EB: I’ve never been one to have a regular hangout. As such I don’t adhere to any stylistic camp, at least not that I’m aware of. My own writing has a pretty wide range. I read around and like a pretty huge aesthetic range. However, I always respect poems that have something at stake. Style is wonderful. But substance over style.
SK: No, Dear has had a guest editor work with you for the last three issues. Each of the guest editors has been a poet who has previously been published in the journal. Can you talk about how you two arrived at the idea of having guest editors?
EB: Originally, Alex, Katie, Jane and I were editors. Over the years, Katie and Jane both moved on to other pursuits. Alex and I could have continued on our own, but fostering community is hugely important to us, and so the idea of rotating guest editors seemed like a perfect way to incorporate other voices into the issues and extend the reach of the journal. We always learn so much from our editing conversations.

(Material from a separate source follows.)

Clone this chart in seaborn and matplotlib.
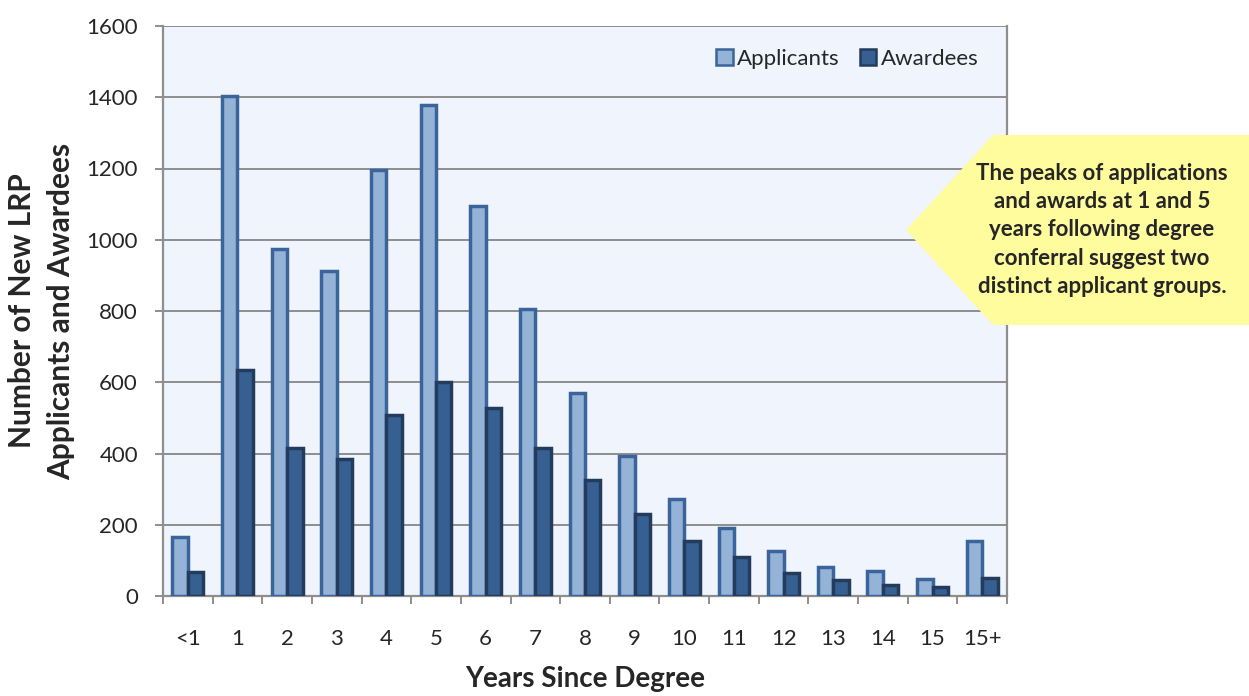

SK: The ambition of No, Dear does not seem to be limited to being solely a print poetry journal. You two seem committed to No, Dear being an active and exciting invitation to an ever-expanding community of poets in New York. Could you touch on this and share with us your vision for No, Dear?
AC: I think I already touched on this when discussing the NYC constraint. I think that many of us can agree that despite the sheer volume of people in the city and its rich arts community, New York can be a pretty alienating experience. I’m not interested in creating another Facebook community in my life. And although the act of reading a poem is often a wonderfully solitary one, the community, the friendships, collaborations and dialogue that result from a project like this are equally important.
EB: I love looking back at how much we’ve grown and at how many NYC poets we’ve connected with. But we still have so much more to do! There are so many poets and communities of poets that we have yet to connect with, and that, to me, is the most exciting part.